Don't get me wrong; our relationship with God has deepened and we are experiencing peace and joy more now than ever before.  Yet even that makes some folks uncomfortable; after all, aren't we supposed to shrivel up and waste away to nothing if we don't slap our fannies on a church pew somewhere? 

Photo "Bald Eagle Close Up" courtesy of
Tina Phillips at
www.freedigitalphotos.net
More and more, I don't think so. I think that that mentality limits God in ways I am not comfortable with.  And truth be told, while there are some aspects of church attendance and traditional ministry that I do miss at times, in those moments, I usually just play the tape all the way to the end and realize that for me, it's not worth going back for just those few things.  

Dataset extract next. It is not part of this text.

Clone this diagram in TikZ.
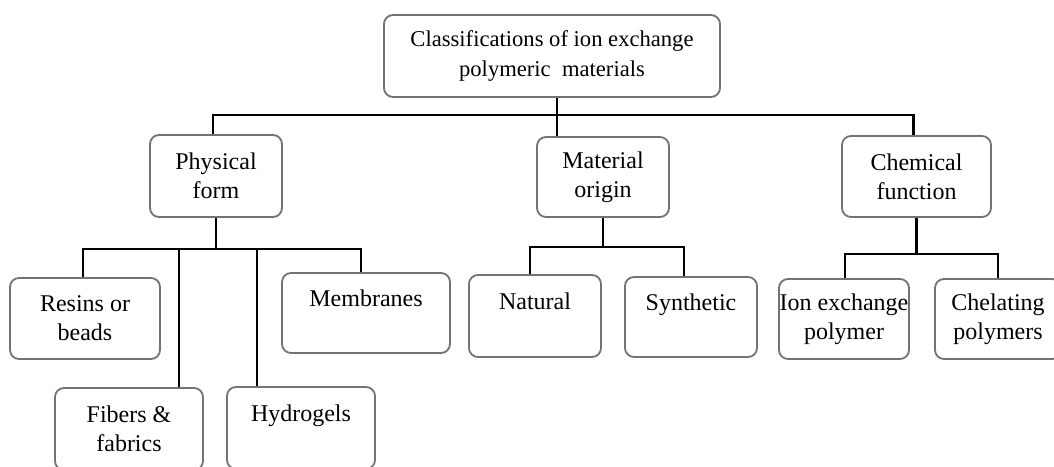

I kind of feel like Neo in "The Matrix" - I've swallowed the red pill (those who've seen the movie know what I mean) and now, things just don't look the same anymore.  And it IS isolating.  The very nature of that realization means that there ARE going to be topics I won't be able to discuss with certain  people, and there are going to be some people who won't feel comfortable being around me either. It isn't that they are wrong and I am right; it's just that we are in different places with different needs. Yet, for someone who all her life wanted everyone to like her and approve of her, it's a big deal that some people now ... don't - or they don't act like they do.

Accepting that is probably one of the hardest things about this past year.  As liberating as this lifestyle is, as wonderful as it is to look at life through the lens of God's unconditional love, it is still sometimes a lonely place - but one dear friend of mine turned that thinking around when she called it "the aerie" - the eagles' nest.

I like that.  True, there is isolation, but there are also many more updrafts, and the advantage of a bird's eye view, so to speak.  Things that seemed so huge: political wrangling, position, petitions, placards, pleading, proselytizing, pontificating, and pseudo-pious posturing ... seem so puny and piddling compared to the simple truth that God is God and I am not.  And I'm okay with that.

In fact, I'm better than okay with it.  I like it just fine!